22th International Display Workshops(IDS’15)より主要な最新の8Kディスプレイ技術を紹介します!

「22th International Display Workshops(以下IDW ’15)」が、滋賀県の大津プリンスホテルで2015年12月9日、10日、11日の3日間日程で開催されました。このIDWはアジア最大のディスプレイ国際会議の一つです。

今年は横浜でネットワークの国際会議IETF 94が開催されるなど、大きな国際会議がいくつも日本で開催され、日本の各方面の有識者が多数日本に来日したのではないかと思います。

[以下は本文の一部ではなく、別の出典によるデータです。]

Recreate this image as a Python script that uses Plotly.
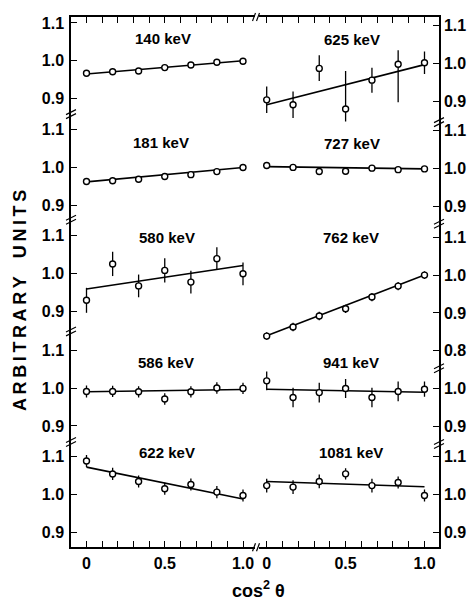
import plotly.graph_objects as go

# ---------------- data ----------------
cos2 = [0.0, 0.167, 0.333, 0.5, 0.667, 0.833, 1.0]
x_tick_vals = [0.0, 0.1, 0.2, 0.3, 0.4, 0.5, 0.6, 0.7, 0.8, 0.9, 1.0]
x_tick_text = ["0", "", "", "", "", "0.5", "", "", "", "", "1.0"]

labels = ["140 keV", "181 keV", "580 keV", "586 keV", "622 keV",
          "625 keV", "727 keV", "762 keV", "941 keV", "1081 keV"]

y_140 = [0.967, 0.971, 0.973, 0.982, 0.989, 0.996, 0.999]
e_140 = [0.007, 0.007, 0.007, 0.007, 0.008, 0.008, 0.007]
y_181 = [0.963, 0.965, 0.969, 0.976, 0.981, 0.989, 1.000]
e_181 = [0.008, 0.008, 0.008, 0.008, 0.009, 0.008, 0.007]
y_580 = [0.929, 1.025, 0.967, 1.008, 0.977, 1.039, 0.999]
e_580 = [0.033, 0.032, 0.030, 0.032, 0.030, 0.030, 0.030]
y_586 = [0.991, 0.991, 0.990, 0.971, 0.990, 1.000, 0.999]
e_586 = [0.016, 0.015, 0.015, 0.015, 0.015, 0.015, 0.015]
y_622 = [1.088, 1.054, 1.034, 1.015, 1.026, 1.006, 0.997]
e_622 = [0.016, 0.016, 0.016, 0.016, 0.016, 0.016, 0.016]
y_625 = [0.904, 0.891, 0.987, 0.880, 0.956, 0.998, 1.002]
ep_625 = [0.035, 0.035, 0.035, 0.100, 0.033, 0.037, 0.030]
em_625 = [0.035, 0.035, 0.033, 0.100, 0.033, 0.100, 0.030]
y_727 = [1.007, 1.002, 0.991, 0.992, 1.000, 0.996, 0.998]
e_727 = [0.008, 0.008, 0.008, 0.008, 0.008, 0.008, 0.008]
y_762 = [0.839, 0.863, 0.892, 0.911, 0.942, 0.971, 1.000]
e_762 = [0.010, 0.011, 0.011, 0.011, 0.011, 0.011, 0.010]
y_941 = [1.020, 0.976, 0.989, 1.000, 0.976, 0.992, 0.998]
e_941 = [0.025, 0.026, 0.026, 0.025, 0.026, 0.026, 0.020]
y_1081 = [1.024, 1.020, 1.035, 1.055, 1.024, 1.032, 0.998]
e_1081 = [0.018, 0.018, 0.018, 0.015, 0.018, 0.016, 0.016]

fit_x = [0.0, 1.0]
fit_140 = [0.965, 1.000]
fit_181 = [0.962, 1.000]
fit_580 = [0.959, 1.021]
fit_586 = [0.990, 0.996]
fit_622 = [1.072, 0.988]
fit_625 = [0.891, 0.997]
fit_727 = [1.004, 0.998]
fit_762 = [0.840, 1.000]
fit_941 = [0.998, 0.990]
fit_1081 = [1.035, 1.021]

y_ticks_std = [0.9, 1.0, 1.1]
y_ticks_762 = [0.8, 0.9, 1.0, 1.1]
y_ticks_941 = [0.9, 1.0]

panels = [
    (y_140, e_140, e_140, fit_140, y_ticks_std),
    (y_181, e_181, e_181, fit_181, y_ticks_std),
    (y_580, e_580, e_580, fit_580, y_ticks_std),
    (y_586, e_586, e_586, fit_586, y_ticks_std),
    (y_622, e_622, e_622, fit_622, y_ticks_std),
    (y_625, ep_625, em_625, fit_625, y_ticks_std),
    (y_727, e_727, e_727, fit_727, y_ticks_std),
    (y_762, e_762, e_762, fit_762, y_ticks_762),
    (y_941, e_941, e_941, fit_941, y_ticks_941),
    (y_1081, e_1081, e_1081, fit_1081, y_ticks_std),
]

# ---------------- layout geometry (pixels) ----------------
W, H = 468, 612
def px(p):
    return p / W
def py(p):
    return 1 - p / H

col_px = [(71, 255), (259, 439)]
x_zero_px = [86.5, 266.7]
x_unit_px = [156.5, 157.8]
rows_px = [
    [(15, 112), (112, 218), (218, 330), (330, 441), (441, 547)],
    [(15, 120), (120, 222), (222, 367), (367, 443), (443, 547)],
]
one_px = [[59, 166, 272.3, 387.3, 494], [61.7, 166.7, 274, 387.7, 494.3]]
Y_UNIT = 380.0
label_px = [
    [(163, 37), (161, 141), (167, 236), (166, 362), (167, 452)],
    [(352, 38), (352, 142), (351, 236), (351, 362), (351, 452)],
]

FONT = "Liberation Sans"
tick_font = dict(family=FONT, size=16, color="black", weight="bold")

fig = go.Figure()
layout = dict(
    width=W, height=H, margin=dict(l=0, r=0, t=0, b=0),
    paper_bgcolor="white", plot_bgcolor="white", showlegend=False,
)
annotations = []
shapes = []

k = 0
for c in range(2):
    for r in range(5):
        k += 1
        yv, ep, em, fit, yt = panels[k - 1]
        xa = "x" if k == 1 else f"x{k}"
        ya = "y" if k == 1 else f"y{k}"
        fig.add_trace(go.Scatter(
            x=fit_x, y=fit, mode="lines", xaxis=xa, yaxis=ya,
            line=dict(color="black", width=1.6), hoverinfo="skip"))
        fig.add_trace(go.Scatter(
            x=cos2, y=yv, mode="markers", xaxis=xa, yaxis=ya,
            marker=dict(symbol="circle", size=6, color="white",
                        line=dict(color="black", width=1.4)),
            error_y=dict(type="data", array=ep, arrayminus=em, symmetric=False,
                         color="black", thickness=1.3, width=0)))
        x0, x1 = col_px[c]
        xr = [(x0 - x_zero_px[c]) / x_unit_px[c], (x1 - x_zero_px[c]) / x_unit_px[c]]
        top, bot = rows_px[c][r]
        p1 = one_px[c][r]
        yr = [1 - (bot - p1) / Y_UNIT, 1 + (p1 - top) / Y_UNIT]
        xkey = "xaxis" if k == 1 else f"xaxis{k}"
        ykey = "yaxis" if k == 1 else f"yaxis{k}"
        xd = dict(domain=[px(x0), px(x1)], range=xr, anchor=ya,
                  showgrid=False, zeroline=False, fixedrange=True)
        if r == 0:
            xd.update(side="top", showline=True, linecolor="black", linewidth=1.5,
                      ticks="inside", ticklen=6, tickwidth=1.3, tickcolor="black",
                      tickmode="array", tickvals=x_tick_vals, showticklabels=False)
        elif r == 4:
            xd.update(side="bottom", showline=True, linecolor="black", linewidth=1.5,
                      ticks="inside", ticklen=6, tickwidth=1.3, tickcolor="black",
                      tickmode="array", tickvals=x_tick_vals, ticktext=x_tick_text,
                      tickfont=tick_font, ticklabelstandoff=1)
        else:
            xd.update(visible=False)
        layout[xkey] = xd
        layout[ykey] = dict(
            domain=[py(bot), py(top)], range=yr, anchor=xa,
            side="left" if c == 0 else "right",
            showline=True, linecolor="black", linewidth=1.5,
            ticks="inside", ticklen=6, tickwidth=1.3, tickcolor="black",
            tickmode="array", tickvals=yt, ticktext=[f"{v:.1f}" for v in yt],
            tickfont=tick_font, ticklabelstandoff=(2 if c == 0 else 0),
            showgrid=False, zeroline=False, fixedrange=True)
        lx, ly = label_px[c][r]
        annotations.append(dict(
            x=px(lx), y=py(ly), xref="paper", yref="paper", showarrow=False,
            text=labels[k - 1], font=dict(family=FONT, size=15, color="black", weight="bold"),
            xanchor="center", yanchor="middle"))

# axis break marks on vertical axes
def seg(xa, ya, xb, yb):
    shapes.append(dict(type="line", xref="paper", yref="paper",
                       x0=px(xa), y0=py(ya), x1=px(xb), y1=py(yb),
                       line=dict(color="black", width=1.2)))

for c, xline in ((0, 71), (1, 439)):
    for r in range(4):
        yb = rows_px[c][r][1]
        seg(xline - 5, yb + 1, xline + 5, yb - 4)
        seg(xline - 5, yb + 5, xline + 5, yb)
# horizontal break marks between columns
for yb in (15, 547):
    shapes.append(dict(type="rect", xref="paper", yref="paper",
                       x0=px(255), x1=px(259), y0=py(yb + 1), y1=py(yb - 1),
                       line=dict(width=0), fillcolor="white"))
    seg(252.5, yb + 4, 255.5, yb - 4)
    seg(256.5, yb + 4, 259.5, yb - 4)

annotations.append(dict(
    x=px(20), y=py(300), xref="paper", yref="paper", showarrow=False,
    text="A\u2009R\u2009B\u2009I\u2009T\u2009R\u2009A\u2009R\u2009Y\u2002\u2002U\u2009N\u2009I\u2009T\u2009S",
    textangle=-90, font=dict(family=FONT, size=18, color="black", weight="bold"),
    xanchor="center", yanchor="middle"))
annotations.append(dict(
    x=px(258), y=py(589), xref="paper", yref="paper", showarrow=False,
    text="cos<sup>2</sup> θ", font=dict(family=FONT, size=18, color="black", weight="bold"),
    xanchor="center", yanchor="middle"))

layout["annotations"] = annotations
layout["shapes"] = shapes
fig.update_layout(**layout)
fig.write_html("out.html", config={"displayModeBar": False},
               post_script="document.body.style.margin='0px';")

IDW ’15は研究者向けの会議であるため、発表内容を理解するのはかなり難しいのですが、その中から今後の8Kディスプレイに関わる内容についてトピックスをいくつか紹介したいと思います。

パナソニックが55型の8K/120p(120Hz/120フレーム/秒)対応IPS液晶を開発

panasonic_display
出典:パナソニック液晶ディスプレイ(論文番号:LCT1-1)

パナソンックにはアモルファスSi結晶を用いたIPS液晶で、55型の8K/120p(120Hz or 120フレーム/秒)対応IPS液晶の開発に成功したと発表しました。従来の技術では120p(120Hz/120フレーム/秒)で表示・処理が追い付かないため、画面を上下に分割して制御することにより120pを実現しています。

シャープが低消費電力で知られるIGZOでスマホ対応4Kディスプレイを開発

Z5-Premium

世界初の4Kスマートフォン「Xperia Z5 Premium」(SO-03H)」にはシャープ製のLTPS液晶が採用されています。今回の発表ではより高精細かつ明るいディスプレイが可能となる新型のIGZO液晶ディスプレイについて発表が行われました。

三菱電機がBT.2020に98%対応の高コントラスト液晶を開発

bt2020

「REAL」シリーズを発売している三菱電機がより高コントラストの液晶ディスプレイ開発に成功しました。その色域再現はITU-R.BT.2020規格の98%まで再現出来ています。98%というのはほぼ人間の目で見える色と同等の再現性があります、尚この液晶開発はNHKと共同開発が行われています。

高コントラストを実現するために色の三原色(R:赤、G:緑、B:青)それぞれにレーザーダイオードを採用しています。これらのレーザーダイオードを液晶バックライトの光源とすることによってこれまでにない高コントラストを実現しています。

レーザーダイオードをバックライトとして用いるには高出力な半導体レーザーが必要となります。赤色の半導体レーザーについては三菱電機のテレビ「REAL」シリーズですでに採用されていますが、緑色の半導体レーザーは最近になってようやく開発されたばかりで、テレビの液晶バックライトに応用されたのは初となったようです。

しかし、この半導体レーザーは非常に高価であるため、一般の液晶テレビに採用されるのはしばらく先になりそうです。放送局向けや医療用など業務用向けに先行して製品化される可能性はありそうです。

まとめ

今年の発表は8K(スーパーハイビジョン)でのフルスペックである120p(120Hz or 120フレーム/秒)対応に向けた基礎技術開発が着実に進んでいることが確認出来る会議となっていました。逆に言えば、8Kテレビの製品化はまだもう少し先であることを痛感した発表内容だったと思います。

一般的な世帯で言えばどんなに大きくても60インチ以下であるため、パナソニックが発表した内容が最も現実的な製品が発売されそうだなと感じれる内容となっていました。一応我が家としては今後のディスプレイの開発やBSでの4K/8K放送内容を追っかけて2018年頃に買い替えたいと考えています。